Some Tory tweeted that it was leftie multicultural c***. NI Culture Minister Caral ni Chuilin didn't like the Industrial Revolution bit which, she said, reminded her of British colonialism.
A lesson there about how people watching the same thing can still take vastly different messages from it. Which usually tells us more about their own prejudices than the performance.
But who cares if Danny Boyle's Olympics opener was too leftie for some and too rightie for others?
The important thing is, it wasn't middling.
It was meant to be entertaining and it succeeded spectacularly by choosing the less-travelled route of a quick and quirky romp through (fairly) recent British history from the viewpoint of the working man and woman.
It saluted the jewel (for all its flaws) that is the NHS and it gave centre stage (well, an aisle anyway) to the workers whose hard graft created the stadium. How often do you see that?
There was a bit of trad culture - Shakespeare from our own Isambard Kingdom Branagh: Jerusalem from a youth choir - and a generous swathe of popular culture.
There were unlikely sights - fluorescent doves on flying bikes and the Queen doing Bond.
But for me the high point was the towering majesty of those carbon-emitting factory chimneys.
Maybe there was a message there about industrialisation (capitalism?) despoiling the bucolic landscape of Constable and Worzel Gummidge.

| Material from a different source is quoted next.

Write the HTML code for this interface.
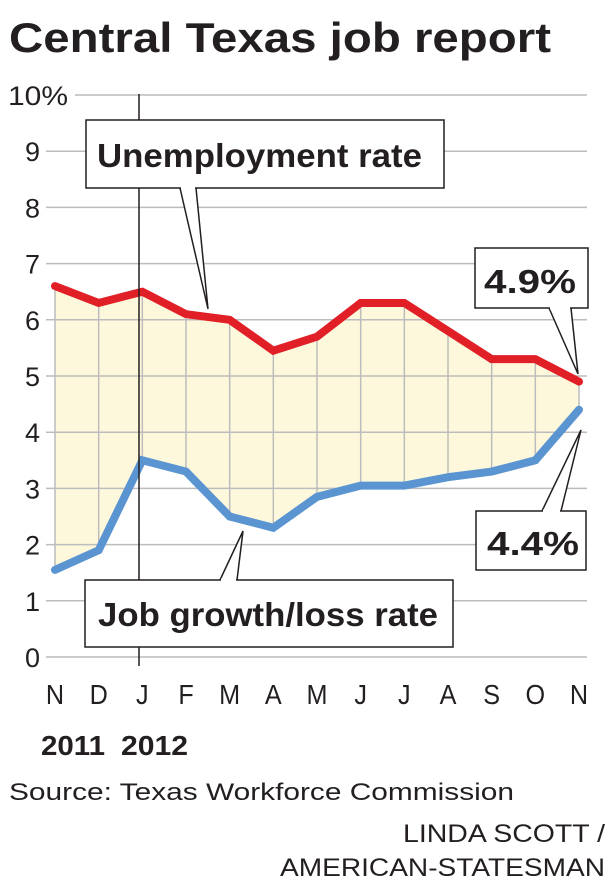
<!DOCTYPE html>
<html><head><meta charset="utf-8"><style>
html,body{margin:0;padding:0;background:#fff;}
svg{display:block;font-family:"Liberation Sans",sans-serif;}
</style></head><body>
<svg id="chart" width="615" height="889" viewBox="0 0 615 889" xmlns="http://www.w3.org/2000/svg">
<text x="9" y="52" font-size="42" font-weight="bold" textLength="542" lengthAdjust="spacingAndGlyphs" fill="#231f20">Central Texas job report</text>
<g id="fill"></g><g id="grid"></g><g id="lines"></g><g id="labels"></g>
<line x1="139" y1="94" x2="139" y2="666" stroke="#231f20" stroke-width="1.5"/>
<g>
<path d="M180 188 L208 309 L196 188" fill="#fff" stroke="#231f20" stroke-width="1.5"/>
<rect x="86" y="120" width="358" height="68" fill="#fff" stroke="#231f20" stroke-width="1.5"/>
<line x1="181" y1="188" x2="195" y2="188" stroke="#fff" stroke-width="3"/>
<text x="97" y="167" font-size="33" font-weight="bold" textLength="325" lengthAdjust="spacingAndGlyphs" fill="#231f20">Unemployment rate</text>
</g>
<g>
<path d="M549 308 L578 374 L571 308" fill="#fff" stroke="#231f20" stroke-width="1.5"/>
<rect x="475" y="248" width="113" height="60" fill="#fff" stroke="#231f20" stroke-width="1.5"/>
<line x1="550" y1="308" x2="570" y2="308" stroke="#fff" stroke-width="3"/>
<text x="484" y="293" font-size="33" font-weight="bold" textLength="92" lengthAdjust="spacingAndGlyphs" fill="#231f20">4.9%</text>
</g>
<g>
<path d="M542 511 L581 430 L561 511" fill="#fff" stroke="#231f20" stroke-width="1.5"/>
<rect x="476" y="511" width="110" height="59" fill="#fff" stroke="#231f20" stroke-width="1.5"/>
<line x1="543" y1="511" x2="560" y2="511" stroke="#fff" stroke-width="3"/>
<text x="487" y="555" font-size="33" font-weight="bold" textLength="92" lengthAdjust="spacingAndGlyphs" fill="#231f20">4.4%</text>
</g>
<g>
<path d="M220 580 L243 531 L237 580" fill="#fff" stroke="#231f20" stroke-width="1.5"/>
<rect x="85" y="580" width="368" height="67" fill="#fff" stroke="#231f20" stroke-width="1.5"/>
<line x1="221" y1="580" x2="236" y2="580" stroke="#fff" stroke-width="3"/>
<text x="98" y="626" font-size="33" font-weight="bold" textLength="340" lengthAdjust="spacingAndGlyphs" fill="#231f20">Job growth/loss rate</text>
</g>
<text x="41" y="755" font-size="28" font-weight="bold" textLength="64" lengthAdjust="spacingAndGlyphs" fill="#231f20">2011</text>
<text x="121" y="755" font-size="28" font-weight="bold" textLength="67" lengthAdjust="spacingAndGlyphs" fill="#231f20">2012</text>
<text x="9" y="800" font-size="24" textLength="505" lengthAdjust="spacingAndGlyphs" fill="#231f20">Source: Texas Workforce Commission</text>
<text x="605" y="842" font-size="25" text-anchor="end" textLength="202" lengthAdjust="spacingAndGlyphs" fill="#231f20">LINDA SCOTT /</text>
<text x="605" y="876" font-size="25" text-anchor="end" textLength="325" lengthAdjust="spacingAndGlyphs" fill="#231f20">AMERICAN-STATESMAN</text>
</svg>
<script>
const months = ["N","D","J","F","M","A","M","J","J","A","S","O","N"];
const unemployment = [6.6,6.3,6.5,6.1,6.0,5.45,5.7,6.3,6.3,5.8,5.3,5.3,4.9];
const jobGrowth = [1.55,1.9,3.5,3.3,2.5,2.3,2.85,3.05,3.05,3.2,3.3,3.5,4.4];
const yTicks = [0,1,2,3,4,5,6,7,8,9,10];
const yTickLabels = ["0","1","2","3","4","5","6","7","8","9","10%"];

const NS="http://www.w3.org/2000/svg";
const X0=55, X1=579, Y0=657, Y10=95;
function xs(i){return X0+(X1-X0)*i/(months.length-1);}
function ys(v){return Y0-(Y0-Y10)*v/10;}
function mk(tag,attrs,parent){const e=document.createElementNS(NS,tag);for(const k in attrs)e.setAttribute(k,attrs[k]);parent.appendChild(e);return e;}
const gFill=document.getElementById('fill'),gGrid=document.getElementById('grid'),gLines=document.getElementById('lines'),gLab=document.getElementById('labels');

let d="M"+unemployment.map((v,i)=>xs(i)+" "+ys(v)).join(" L");
for(let i=jobGrowth.length-1;i>=0;i--) d+=" L"+xs(i)+" "+ys(jobGrowth[i]);
const area=mk('path',{d:d+" Z",fill:"#fdf8dc"},gFill);



yTicks.forEach((t,k)=>{
  const ln=mk('line',{x1:t===10?75:46,x2:587,y1:ys(t),y2:ys(t),stroke:"#bcbcbc","stroke-width":1.5},gGrid);
  
  
  const tx=mk('text',{x:t===10?68:40,y:ys(t)+10,"font-size":27,"text-anchor":"end",fill:"#231f20"},gLab);
  if(t===10){tx.setAttribute('textLength','60');tx.setAttribute('lengthAdjust','spacingAndGlyphs');}
  
  
  tx.textContent=yTickLabels[k];
});
months.forEach((m,i)=>{
  const vl=mk('line',{x1:xs(i),x2:xs(i),y1:ys(unemployment[i]),y2:ys(jobGrowth[i]),stroke:"#bcbcbc","stroke-width":1.5},gGrid);
  
  
  const tx=mk('text',{x:0,y:0,"font-size":28,"text-anchor":"middle",fill:"#231f20",transform:"translate("+xs(i)+",704) scale(0.9,1)"},gLab);
  
  
  tx.textContent=m;
});
const red=mk('polyline',{points:unemployment.map((v,i)=>xs(i)+","+ys(v)).join(" "),fill:"none",stroke:"#e11f26","stroke-width":8,"stroke-linejoin":"miter","stroke-linecap":"round"},gLines);


const blue=mk('polyline',{points:jobGrowth.map((v,i)=>xs(i)+","+ys(v)).join(" "),fill:"none",stroke:"#5b95d1","stroke-width":8,"stroke-linejoin":"miter","stroke-linecap":"round"},gLines);


</script>
</body></html>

But let's hear it anyway for those dark satanic mills. And for the fitting inclusion in the whole magnificent circus of Sir Tim Berner-Lee one of the great, (relatively) unsung heroes of our age.

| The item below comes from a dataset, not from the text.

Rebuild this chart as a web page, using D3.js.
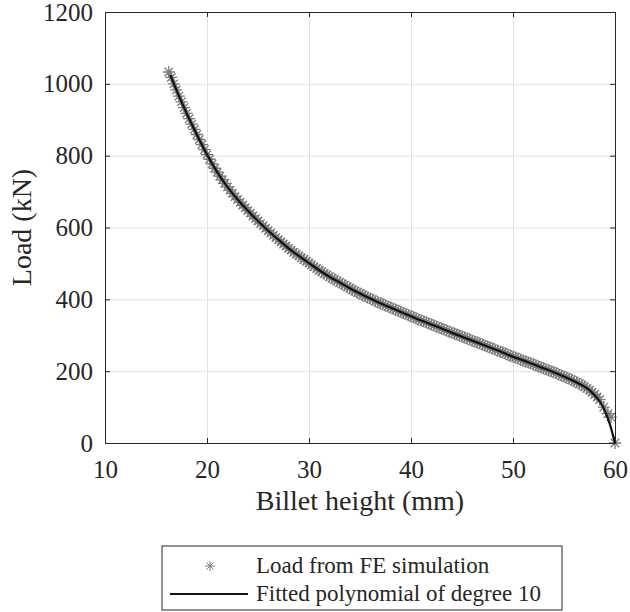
<!DOCTYPE html>
<html>
<head>
<meta charset="utf-8">
<script src="https://cdn.jsdelivr.net/npm/d3@7"></script>
<style>
  body { margin: 0; background: #fff; }
  svg text { fill: #262626; }
</style>
</head>
<body>
<svg></svg>
<script>
var screen = {width: 630, height: 612}
var plot = {left: 105, right: 615, top: 12, bottom: 443}
var serif = "'Liberation Serif', Tinos, 'Times New Roman', Times, 'Nimbus Roman', 'Nimbus Roman No9 L', FreeSerif, 'DejaVu Serif', 'Noto Serif', serif"

// FE simulation points (billet height in mm, load in kN)
var simHeight = [
  16.25,16.5,16.75,17,17.25,17.5,17.75,18,18.25,18.5,18.75,19,19.25,19.5,19.75,20,
  20.25,20.5,20.75,21,21.25,21.5,21.75,22,22.25,22.5,22.75,23,23.25,23.5,23.75,24,
  24.25,24.5,24.75,25,25.25,25.5,25.75,26,26.25,26.5,26.75,27,27.25,27.5,27.75,28,
  28.25,28.5,28.75,29,29.25,29.5,29.75,30,30.25,30.5,30.75,31,31.25,31.5,31.75,32,
  32.25,32.5,32.75,33,33.25,33.5,33.75,34,34.25,34.5,34.75,35,35.25,35.5,35.75,36,
  36.25,36.5,36.75,37,37.25,37.5,37.75,38,38.25,38.5,38.75,39,39.25,39.5,39.75,40,
  40.25,40.5,40.75,41,41.25,41.5,41.75,42,42.25,42.5,42.75,43,43.25,43.5,43.75,44,
  44.25,44.5,44.75,45,45.25,45.5,45.75,46,46.25,46.5,46.75,47,47.25,47.5,47.75,48,
  48.25,48.5,48.75,49,49.25,49.5,49.75,50,50.25,50.5,50.75,51,51.25,51.5,51.75,52,
  52.25,52.5,52.75,53,53.25,53.5,53.75,54,54.25,54.5,54.75,55,55.25,55.5,55.75,56,
  56.25,56.5,56.75,57,57.25,57.5,57.75,58,58.25,58.5,58.9,59.3,59.6,60]
var simLoad = [
  1033,1018,1000,983,966,950,934,918,903,888,873,859,845,831,817,803,
  790,777,765,754,743,733,723,713,704,695,686,678,670,662,655,647,
  640,632,625,618,611,605,598,591,585,578,572,566,560,554,548,542,
  537,531,526,521,516,511,506,501,496,491,486,481,477,472,468,463,
  459,455,451,447,443,439,435,431,427,423,419,416,412,409,405,402,
  399,395,392,389,386,383,380,377,374,371,368,365,362,359,356,353,
  350,347,344,341,338,336,333,330,327,324,321,319,316,313,310,307,
  305,302,299,296,294,291,288,285,282,280,277,274,271,269,266,263,
  260,257,254,252,249,246,243,240,238,235,232,230,227,224,222,219,
  216,213,211,208,205,202,200,197,194,191,188,185,182,179,176,172,
  169,165,161,157,152,147,141,135,128,121,100,82,72,0]

// fitted polynomial (degree 10)
var fitHeight = [16.4,17,18,19,20,21,22,23,24,25,26,27,28,29,30,31,32,33,34,35,36,37,38,39,40,
  41,42,43,44,45,46,47,48,49,50,51,52,53,54,55,56,57,57.5,58,58.5,59,59.5,60]
var fitLoad = [1025,983,918,859,803,754,713,678,647,618,591,566,542,521,501,481,463,447,431,416,402,
  389,377,365,353,341,330,319,307,296,285,274,263,252,240,230,219,208,197,185,172,157,147,133,116,90,52,0]

var xTicks = [10,20,30,40,50,60]
var yTicks = [0,200,400,600,800,1000,1200]
var legendLabels = ["Load from FE simulation", "Fitted polynomial of degree 10"]

var svg = d3.select("svg")
  .attr("width", screen.width)
  .attr("height", screen.height)

var xScale = d3.scaleLinear().domain([10,60]).range([plot.left, plot.right])
var yScale = d3.scaleLinear().domain([0,1200]).range([plot.bottom, plot.top])
var h = plot.bottom - plot.top
var w = plot.right - plot.left

// grid
svg.append("g")
  .attr("class", "grid")
  .attr("transform", "translate(0," + plot.bottom + ")")
  .call(d3.axisBottom(xScale).tickValues(xTicks).tickSize(-h).tickFormat(""))
svg.append("g")
  .attr("class", "grid")
  .attr("transform", "translate(" + plot.left + ",0)")
  .call(d3.axisLeft(yScale).tickValues(yTicks).tickSize(-w).tickFormat(""))
svg.selectAll(".grid .domain").remove()
svg.selectAll(".grid line").attr("stroke", "#e1e1e1").attr("stroke-width", 1)

var starPath = function(r)
{
  var d = r * 0.7
  return "M" + (-r) + ",0H" + r + "M0," + (-r) + "V" + r +
         "M" + (-d) + "," + (-d) + "L" + d + "," + d +
         "M" + (-d) + "," + d + "L" + d + "," + (-d)
}

var simPoints = simHeight.map(function(x, i) { return {x: x, y: simLoad[i]} })
svg.append("g")
  .selectAll("path")
  .data(simPoints)
  .enter()
  .append("path")
  .attr("transform", function(p) { return "translate(" + xScale(p.x) + "," + yScale(p.y) + ")" })
  .attr("d", starPath(6))
  .attr("fill", "none")
  .attr("stroke", "#7a7a7a")
  .attr("stroke-width", 1.3)

var fitPoints = fitHeight.map(function(x, i) { return {x: x, y: fitLoad[i]} })
var line = d3.line()
  .x(function(p) { return xScale(p.x) })
  .y(function(p) { return yScale(p.y) })
  .curve(d3.curveMonotoneX)
svg.append("path")
  .datum(fitPoints)
  .attr("d", line)
  .attr("fill", "none")
  .attr("stroke", "#111")
  .attr("stroke-width", 2.2)

// axes, MATLAB style box with inward ticks
svg.append("g")
  .attr("class", "axis")
  .attr("transform", "translate(0," + plot.bottom + ")")
  .call(d3.axisBottom(xScale).tickValues(xTicks).tickFormat(d3.format("d"))
    .tickSizeInner(-5).tickSizeOuter(0).tickPadding(17))
svg.append("g")
  .attr("class", "axis")
  .attr("transform", "translate(" + plot.left + ",0)")
  .call(d3.axisLeft(yScale).tickValues(yTicks).tickFormat(d3.format("d"))
    .tickSizeInner(-5).tickSizeOuter(0).tickPadding(12))
svg.append("g")
  .attr("class", "axis")
  .attr("transform", "translate(0," + plot.top + ")")
  .call(d3.axisTop(xScale).tickValues(xTicks).tickSizeInner(-5).tickSizeOuter(0).tickFormat(""))
svg.append("g")
  .attr("class", "axis")
  .attr("transform", "translate(" + plot.right + ",0)")
  .call(d3.axisRight(yScale).tickValues(yTicks).tickSizeInner(-5).tickSizeOuter(0).tickFormat(""))
svg.selectAll(".axis").attr("font-family", null)
svg.selectAll(".axis path, .axis line").attr("stroke", "#262626").attr("stroke-width", 1)
svg.selectAll(".axis text")
  .style("font-family", serif)
  .attr("font-size", 25)
  .attr("fill", "#262626")

svg.append("text")
  .attr("x", (plot.left + plot.right) / 2)
  .attr("y", 510)
  .attr("text-anchor", "middle")
  .style("font-family", serif)
  .attr("font-size", 28)
  .text("Billet height (mm)")
svg.append("text")
  .attr("transform", "translate(31," + (plot.top + plot.bottom) / 2 + ") rotate(-90)")
  .attr("text-anchor", "middle")
  .style("font-family", serif)
  .attr("font-size", 28)
  .text("Load (kN)")

// legend
var legend = svg.append("g")
legend.append("rect")
  .attr("x", 162).attr("y", 546)
  .attr("width", 400).attr("height", 64)
  .attr("fill", "#fff")
  .attr("stroke", "#262626")
  .attr("stroke-width", 1)
legend.append("path")
  .attr("transform", "translate(210,566)")
  .attr("d", starPath(5))
  .attr("fill", "none")
  .attr("stroke", "#7a7a7a")
legend.append("line")
  .attr("x1", 170).attr("x2", 248)
  .attr("y1", 594).attr("y2", 594)
  .attr("stroke", "#111")
  .attr("stroke-width", 2)
legend.selectAll("text")
  .data(legendLabels)
  .enter()
  .append("text")
  .attr("x", 256)
  .attr("y", function(d, i) { return 573 + i * 28 })
  .style("font-family", serif)
  .attr("font-size", 23)
  .text(function(d) { return d })
</script>
</body>
</html>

The father of the world wide web could have used his life's work to make himself very rich indeed. Instead he continues to champion open and free communication.
Berners-Lee and so many others like him in the field of science, technology and medicine rarely get the credit they deserve in a celebrity obsessed world where it's all about (often dubious) arts and famous for being famous.

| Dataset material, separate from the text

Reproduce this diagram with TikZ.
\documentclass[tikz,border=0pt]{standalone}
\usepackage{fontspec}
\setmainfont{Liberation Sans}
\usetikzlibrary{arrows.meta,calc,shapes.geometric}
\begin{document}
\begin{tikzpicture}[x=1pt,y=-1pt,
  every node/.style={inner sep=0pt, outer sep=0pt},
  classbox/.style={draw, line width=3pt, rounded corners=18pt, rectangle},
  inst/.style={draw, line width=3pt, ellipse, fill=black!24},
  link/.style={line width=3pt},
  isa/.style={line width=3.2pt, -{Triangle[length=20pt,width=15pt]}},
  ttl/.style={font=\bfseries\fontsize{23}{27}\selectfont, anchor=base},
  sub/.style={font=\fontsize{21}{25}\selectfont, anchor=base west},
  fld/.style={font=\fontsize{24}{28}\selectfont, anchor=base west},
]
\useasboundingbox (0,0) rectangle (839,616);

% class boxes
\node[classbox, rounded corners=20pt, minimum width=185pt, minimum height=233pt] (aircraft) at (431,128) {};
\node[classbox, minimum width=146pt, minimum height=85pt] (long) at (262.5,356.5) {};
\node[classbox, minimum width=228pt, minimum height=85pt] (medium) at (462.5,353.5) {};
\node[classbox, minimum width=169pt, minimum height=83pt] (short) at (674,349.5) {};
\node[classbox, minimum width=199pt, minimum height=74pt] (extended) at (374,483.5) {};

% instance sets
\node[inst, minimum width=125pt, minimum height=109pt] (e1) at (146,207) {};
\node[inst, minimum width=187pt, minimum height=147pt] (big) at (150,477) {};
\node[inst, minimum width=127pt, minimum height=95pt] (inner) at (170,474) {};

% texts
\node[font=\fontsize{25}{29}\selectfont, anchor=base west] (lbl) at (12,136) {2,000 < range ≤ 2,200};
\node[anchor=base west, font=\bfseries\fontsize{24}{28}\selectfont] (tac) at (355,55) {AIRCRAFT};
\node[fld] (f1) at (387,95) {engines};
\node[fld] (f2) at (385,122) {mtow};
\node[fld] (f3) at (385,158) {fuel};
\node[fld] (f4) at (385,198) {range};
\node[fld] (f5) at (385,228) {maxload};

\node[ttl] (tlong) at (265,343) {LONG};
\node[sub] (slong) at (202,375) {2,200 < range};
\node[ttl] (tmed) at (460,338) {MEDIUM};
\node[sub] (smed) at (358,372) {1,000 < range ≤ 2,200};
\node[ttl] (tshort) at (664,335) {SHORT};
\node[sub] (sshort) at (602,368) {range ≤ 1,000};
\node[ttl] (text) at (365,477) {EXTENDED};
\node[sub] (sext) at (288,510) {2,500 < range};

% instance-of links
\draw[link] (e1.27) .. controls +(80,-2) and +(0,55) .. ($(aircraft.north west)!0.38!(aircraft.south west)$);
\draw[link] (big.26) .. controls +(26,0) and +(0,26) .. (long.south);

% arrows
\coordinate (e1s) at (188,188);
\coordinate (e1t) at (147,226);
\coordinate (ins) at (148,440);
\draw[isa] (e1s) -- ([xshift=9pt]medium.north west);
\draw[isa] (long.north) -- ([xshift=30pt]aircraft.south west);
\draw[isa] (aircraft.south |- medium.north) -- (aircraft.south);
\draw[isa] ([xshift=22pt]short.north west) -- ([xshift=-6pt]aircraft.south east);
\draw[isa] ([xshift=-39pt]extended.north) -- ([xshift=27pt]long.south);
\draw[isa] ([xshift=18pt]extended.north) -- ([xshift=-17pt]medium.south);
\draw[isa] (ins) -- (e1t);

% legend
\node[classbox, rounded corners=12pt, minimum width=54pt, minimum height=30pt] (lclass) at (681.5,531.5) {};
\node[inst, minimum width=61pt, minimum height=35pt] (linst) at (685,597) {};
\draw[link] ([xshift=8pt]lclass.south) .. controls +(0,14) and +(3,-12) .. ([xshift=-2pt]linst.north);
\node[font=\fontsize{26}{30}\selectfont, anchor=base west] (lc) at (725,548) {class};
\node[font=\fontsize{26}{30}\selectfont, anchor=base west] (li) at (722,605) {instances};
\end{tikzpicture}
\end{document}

Why do we have so little respect in this age for the innovators, the inventors, the scientists and the people who make things?
Aside from Sir Kenneth, Dame Mary, Snow Patrol, the choir and of course the athletes, our most visible contribution to London's Olympics effort has been in the form of transportation - the Wright buses which are built in Ballymena and are now synonymous with the capital's public transport system.
Boris loves them. Dave Cameron praises them. But do the PM and the Coalition fully appreciate the importance of the innovation of the manufacturing and science sector?
Sometimes you have to wonder.
Entrepreneur Sir James Dyson argues: "Our obsession with the Square Mile means that we remain good at making money from money - but we need to get better at making money from making things too."
If the country is to move forward - and particularly in this time of recession - we need to get young people excited, he says, by science and engineering.
Sir James is described as a vacuum manufacturer.
The Coalition, unless they listen to his message and take heed of it, may be in danger of creating a vacuum of their own.